Lasse Heinze

Personal information
- Date of birth: 3 April 1986 (age 39)
- Place of birth: Denmark
- Height: 1.84 m (6 ft 0 in)
- Position: Goalkeeper

Team information
- Current team: FC Midtjylland Academy (goalkeeper coach)

Youth career
- Velling UIF
- Ringkøbing IF
- Ikast FS

Senior career*
- Years: Team / Apps / (Gls)
- 2002–2009: FC Midtjylland / 58 / (0)
- 2009: → Silkeborg IF (loan) / 32 / (0)
- 2010–2013: Silkeborg IF / 78 / (0)
- 2013–2014: AC Horsens / 21 / (0)
- 2014–2015: FC Midtjylland / 0 / (0)
- 2015: → Sarpsborg 08 (loan) / 3 / (0)

International career
- 2007–2008: Denmark U-21 / 4 / (0)

Managerial career
- 2015–: FC Midtjylland Academy (goalkeeper coach)

= Lasse Heinze =

Danish footballer (born 1986)

Lasse Heinze (born 3 April 1986) is a Danish professional retired football player, who played as a goalkeeper. He is currently working for FC Midtjylland Academy as goalkeeper coach.

==Career==
He has played four games for the Danish under-21 national team.

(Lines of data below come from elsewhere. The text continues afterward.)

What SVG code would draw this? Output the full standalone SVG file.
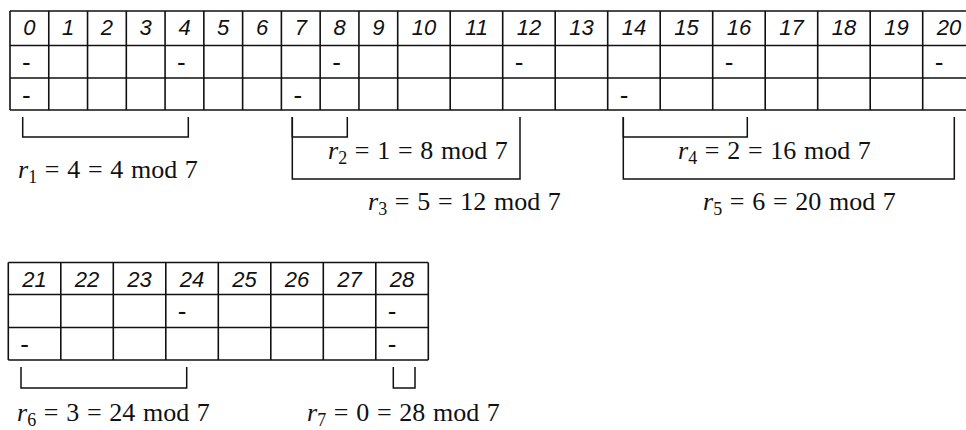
<svg xmlns="http://www.w3.org/2000/svg" width="966" height="430" viewBox="0 0 966 430">
<style>
.grid{fill:none;stroke:#111;stroke-width:1.6}
.br{fill:none;stroke:#111;stroke-width:1.5}
.hd{font-family:"Liberation Sans",Arial,sans-serif;font-style:italic;font-size:22px;fill:#111;text-anchor:middle}
.ds{font-family:"Liberation Sans",Arial,sans-serif;font-size:26px;fill:#111}
.lb{font-family:"Liberation Serif","Times New Roman",serif;font-size:26px;fill:#111;word-spacing:1.2px}
.it{font-style:italic}
.sb{font-size:18px}
</style>
<rect width="966" height="430" fill="#fff"/>
<g id="table1">
<path class="grid" d="M10,11H975M10,45.5H975M10,78H975M10,110H975M10,11V110M48.77,11V110M87.54,11V110M126.31,11V110M165.08,11V110M203.85,11V110M242.62,11V110M281.39,11V110M320.16,11V110M358.93,11V110M397.7,11V110M450.2,11V110M502.7,11V110M555.2,11V110M607.7,11V110M660.2,11V110M712.7,11V110M765.2,11V110M817.7,11V110M870.2,11V110M922.7,11V110M975.2,11V110"/>
<g class="hd">
<text x="29.4" y="35">0</text><text x="68.2" y="35">1</text><text x="106.9" y="35">2</text><text x="145.7" y="35">3</text><text x="184.5" y="35">4</text><text x="223.2" y="35">5</text><text x="262" y="35">6</text><text x="300.8" y="35">7</text><text x="339.5" y="35">8</text><text x="378.3" y="35">9</text><text x="424" y="35">10</text><text x="476.5" y="35">11</text><text x="529" y="35">12</text><text x="581.5" y="35">13</text><text x="634" y="35">14</text><text x="686.5" y="35">15</text><text x="739" y="35">16</text><text x="791.5" y="35">17</text><text x="844" y="35">18</text><text x="896.5" y="35">19</text><text x="949" y="35">20</text>
</g>
<g class="ds">
<text x="22" y="71.3">-</text><text x="177.1" y="71.3">-</text><text x="332.2" y="71.3">-</text><text x="514.7" y="71.3">-</text><text x="724.7" y="71.3">-</text><text x="934.7" y="71.3">-</text>
<text x="22" y="104.3">-</text><text x="293.4" y="104.3">-</text><text x="619.7" y="104.3">-</text>
</g>
</g>
<g id="table2">
<path class="grid" d="M8.3,262.5H428.3M8.3,294.5H428.3M8.3,327.5H428.3M8.3,360H428.3M8.3,262.5V360M60.8,262.5V360M113.3,262.5V360M165.8,262.5V360M218.3,262.5V360M270.8,262.5V360M323.3,262.5V360M375.8,262.5V360M428.3,262.5V360"/>
<g class="hd">
<text x="34.6" y="286.7">21</text><text x="87.1" y="286.7">22</text><text x="139.6" y="286.7">23</text><text x="192.1" y="286.7">24</text><text x="244.6" y="286.7">25</text><text x="297.1" y="286.7">26</text><text x="349.6" y="286.7">27</text><text x="402.1" y="286.7">28</text>
</g>
<g class="ds">
<text x="177.8" y="320">-</text><text x="387.8" y="320">-</text>
<text x="20.3" y="353.3">-</text><text x="387.8" y="353.3">-</text>
</g>
</g>
<g id="connectors">
<path class="br" d="M22.7,117V137H188.3V117"/>
<path class="br" d="M292.3,117V137H347.3V117"/>
<path class="br" d="M292.3,117V179H520V117"/>
<path class="br" d="M623.3,117V137H747.3V117"/>
<path class="br" d="M623.3,117V179H954.3V117"/>
<path class="br" d="M21,367V388H186.7V367"/>
<path class="br" d="M393.3,367V388H415V367"/>
</g>
<g id="labels" class="lb">
<text id="r1" x="18" y="178" xml:space="preserve"><tspan class="it">r</tspan><tspan class="sb" dy="5">1</tspan><tspan dy="-5"> = 4 = 4 mod 7</tspan></text>
<text id="r2" x="328" y="159" xml:space="preserve"><tspan class="it">r</tspan><tspan class="sb" dy="5">2</tspan><tspan dy="-5"> = 1 = 8 mod 7</tspan></text>
<text id="r3" x="368" y="210" xml:space="preserve"><tspan class="it">r</tspan><tspan class="sb" dy="5">3</tspan><tspan dy="-5"> = 5 = 12 mod 7</tspan></text>
<text id="r4" x="678" y="159" xml:space="preserve"><tspan class="it">r</tspan><tspan class="sb" dy="5">4</tspan><tspan dy="-5"> = 2 = 16 mod 7</tspan></text>
<text id="r5" x="703" y="210" xml:space="preserve"><tspan class="it">r</tspan><tspan class="sb" dy="5">5</tspan><tspan dy="-5"> = 6 = 20 mod 7</tspan></text>
<text id="r6" x="17" y="421" xml:space="preserve"><tspan class="it">r</tspan><tspan class="sb" dy="5">6</tspan><tspan dy="-5"> = 3 = 24 mod 7</tspan></text>
<text id="r7" x="307" y="421" xml:space="preserve"><tspan class="it">r</tspan><tspan class="sb" dy="5">7</tspan><tspan dy="-5"> = 0 = 28 mod 7</tspan></text>
</g>
</svg>
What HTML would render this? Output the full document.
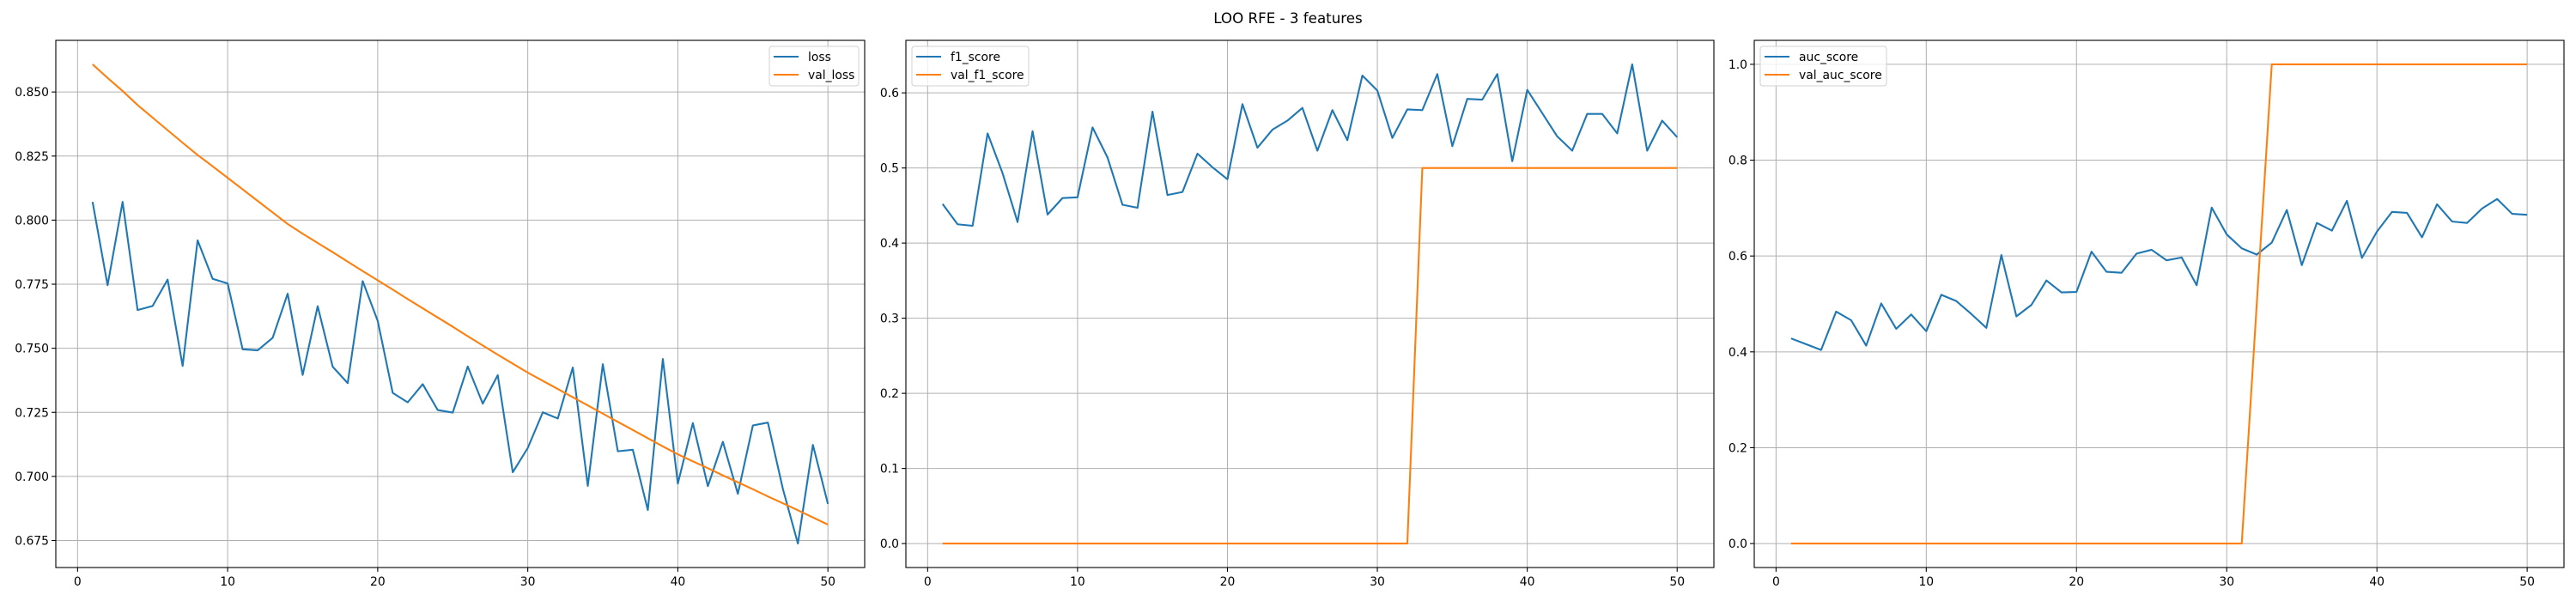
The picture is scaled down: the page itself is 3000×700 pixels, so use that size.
<!DOCTYPE html>
<html><head><meta charset="utf-8">
<style>
html,body{margin:0;padding:0;background:#fff;}
svg{display:block;font-family:"DejaVu Sans","Liberation Sans",sans-serif;}
</style></head>
<body>
<svg id="fig" width="3000" height="700" viewBox="0 0 3000 700" xmlns="http://www.w3.org/2000/svg">
<rect width="3000" height="700" fill="#fff"/>
<text x="1500" y="27" text-anchor="middle" font-size="16.7" fill="#000">LOO RFE - 3 features</text>
</svg>
<script>
const epochs = Array.from({length:50},(_, i)=>i+1);
const loss = [0.8071,0.7746,0.8071,0.7649,0.7665,0.7768,0.7431,0.7921,0.7771,0.7753,0.7496,0.7492,0.7541,0.7713,0.7396,0.7664,0.7428,0.7364,0.7762,0.7607,0.7326,0.7289,0.7360,0.7259,0.7249,0.7429,0.7284,0.7395,0.7016,0.7111,0.7250,0.7226,0.7425,0.6963,0.7438,0.7098,0.7104,0.6869,0.7458,0.6972,0.7208,0.6962,0.7135,0.6932,0.7199,0.7210,0.6951,0.6738,0.7123,0.6893];
const valLoss = [0.8608,0.8555,0.8504,0.8449,0.8400,0.8351,0.8302,0.8254,0.8210,0.8165,0.8120,0.8075,0.8030,0.7985,0.7947,0.7911,0.7875,0.7838,0.7801,0.7765,0.7729,0.7692,0.7656,0.7620,0.7584,0.7547,0.7511,0.7475,0.7440,0.7405,0.7373,0.7341,0.7309,0.7277,0.7245,0.7213,0.7181,0.7149,0.7117,0.7086,0.7059,0.7032,0.7004,0.6977,0.6950,0.6922,0.6895,0.6868,0.6840,0.6812];
const f1 = [0.452,0.425,0.423,0.546,0.493,0.428,0.549,0.438,0.460,0.461,0.554,0.514,0.451,0.447,0.575,0.464,0.468,0.519,0.501,0.485,0.585,0.527,0.551,0.563,0.580,0.523,0.577,0.537,0.623,0.603,0.540,0.578,0.577,0.625,0.529,0.592,0.591,0.625,0.509,0.604,0.573,0.542,0.523,0.572,0.572,0.546,0.638,0.523,0.563,0.541];
const valF1 = [0,0,0,0,0,0,0,0,0,0,0,0,0,0,0,0,0,0,0,0,0,0,0,0,0,0,0,0,0,0,0,0,0.5,0.5,0.5,0.5,0.5,0.5,0.5,0.5,0.5,0.5,0.5,0.5,0.5,0.5,0.5,0.5,0.5,0.5];
const auc = [0.428,0.416,0.404,0.484,0.466,0.413,0.501,0.448,0.478,0.443,0.519,0.506,0.479,0.450,0.602,0.474,0.498,0.549,0.524,0.525,0.609,0.567,0.565,0.605,0.613,0.591,0.597,0.539,0.701,0.645,0.616,0.603,0.628,0.696,0.581,0.669,0.653,0.715,0.596,0.651,0.692,0.690,0.639,0.708,0.672,0.669,0.699,0.719,0.688,0.686];
const valAuc = [0,0,0,0,0,0,0,0,0,0,0,0,0,0,0,0,0,0,0,0,0,0,0,0,0,0,0,0,0,0,0,0.5,1,1,1,1,1,1,1,1,1,1,1,1,1,1,1,1,1,1];
const xTicks = [0,10,20,30,40,50];
const yTicks1 = [0.675,0.700,0.725,0.750,0.775,0.800,0.825,0.850];
const yTicks2 = [0.0,0.1,0.2,0.3,0.4,0.5,0.6];
const yTicks3 = [0.0,0.2,0.4,0.6,0.8,1.0];
const yLabels1 = ["0.675","0.700","0.725","0.750","0.775","0.800","0.825","0.850"];
const yLabels2 = ["0.0","0.1","0.2","0.3","0.4","0.5","0.6"];
const yLabels3 = ["0.0","0.2","0.4","0.6","0.8","1.0"];

const NS="http://www.w3.org/2000/svg";
const svg=document.getElementById('fig');
function mk(tag,attrs,parent){const e=document.createElementNS(NS,tag);for(const k in attrs)e.setAttribute(k,attrs[k]);(parent||svg).appendChild(e);return e;}

function panel(L,R,T,B,s1,s2,n1,n2,yt,yl,legendPos,key){
  const g=mk('g',{});
  
  
  const all=s1.concat(s2);
  const mn=Math.min(...all),mx=Math.max(...all),pad=(mx-mn)*0.05;
  const y0=mn-pad,y1=mx+pad;
  const xmn=1-0.05*49,xmx=50+0.05*49;
  const X=v=>L+(v-xmn)/(xmx-xmn)*(R-L);
  const Y=v=>B-(v-y0)/(y1-y0)*(B-T);
  // grid
  xTicks.forEach(t=>{
    const ln=mk('line',{x1:X(t),x2:X(t),y1:T,y2:B,stroke:'#b0b0b0','stroke-width':1},g);
    
    
    mk('line',{x1:X(t),x2:X(t),y1:B,y2:B+4.9,stroke:'#000','stroke-width':1.1},g);
    const tx=mk('text',{x:X(t),y:B+21,'text-anchor':'middle','font-size':13.9,fill:'#000'},g);
    tx.textContent=t;
    
    
  });
  yt.forEach((t,i)=>{
    const ln=mk('line',{x1:L,x2:R,y1:Y(t),y2:Y(t),stroke:'#b0b0b0','stroke-width':1},g);
    
    
    mk('line',{x1:L-4.9,x2:L,y1:Y(t),y2:Y(t),stroke:'#000','stroke-width':1.1},g);
    const tx=mk('text',{x:L-8,y:Y(t)+5,'text-anchor':'end','font-size':13.9,fill:'#000'},g);
    tx.textContent=yl[i];
    
    
  });
  const p1=mk('polyline',{points:epochs.map((e,i)=>X(e)+','+Y(s1[i])).join(' '),fill:'none',stroke:'#1f77b4','stroke-width':2.1,'stroke-linejoin':'round'},g);
  
  
  const p2=mk('polyline',{points:epochs.map((e,i)=>X(e)+','+Y(s2[i])).join(' '),fill:'none',stroke:'#ff7f0e','stroke-width':2.1,'stroke-linejoin':'round'},g);
  
  
  const fr=mk('rect',{x:L,y:T,width:R-L,height:B-T,fill:'none',stroke:'#000','stroke-width':1.1},g);
  
  
  // legend
  const lw=legendPos.w,lx=legendPos.right?R-7-lw:L+7,ly=T+7;
  const lg=mk('g',{},g);
  
  
  mk('rect',{x:lx,y:ly,width:lw,height:46,rx:3,fill:'#fff','fill-opacity':0.8,stroke:'#d0d0d0','stroke-width':1},lg);
  [[n1,'#1f77b4'],[n2,'#ff7f0e']].forEach((d,i)=>{
    const yy=ly+12+i*21;
    mk('line',{x1:lx+5,x2:lx+34,y1:yy,y2:yy,stroke:d[1],'stroke-width':2.1},lg);
    const tx=mk('text',{x:lx+45,y:yy+5,'font-size':13.9,fill:'#000'},lg);
    tx.textContent=d[0];
    
    
  });
}
panel(65,1007,47,661,loss,valLoss,'loss','val_loss',yTicks1,yLabels1,{right:true,w:104},'loss');
panel(1055,1996,47,661,f1,valF1,'f1_score','val_f1_score',yTicks2,yLabels2,{right:false,w:136},'f1');
panel(2043,2986,47,661,auc,valAuc,'auc_score','val_auc_score',yTicks3,yLabels3,{right:false,w:147},'auc');
</script>
</body></html>
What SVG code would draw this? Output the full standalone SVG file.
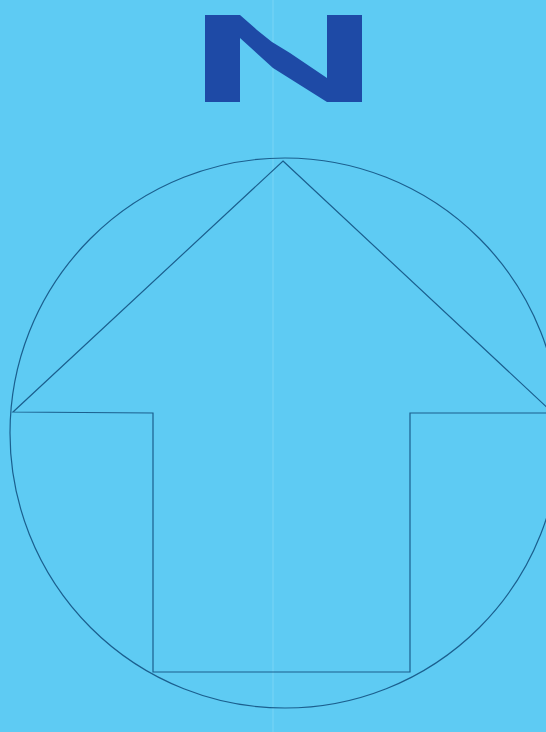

Heinze was included in the FC Midtjylland (FCM) first team squad in 2002, and got his senior debut in the Spring 2005. In the spring 2007, Heinze contended with newly bought Czech goalkeeper Martin Raška for the position of starting goalkeeper. Heinze was initially selected to tend the goal, but following fluctuating performances, FCM manager Erik Rasmussen replaced him with Raška.

==Retirement==
After several hip-injuries, the keeper decided to retire on 22 November 2015.

==After retiring==
Only three days after Heinze announced his retirement, he was hired as goalkeeper coach for the FC Midtjylland Academy.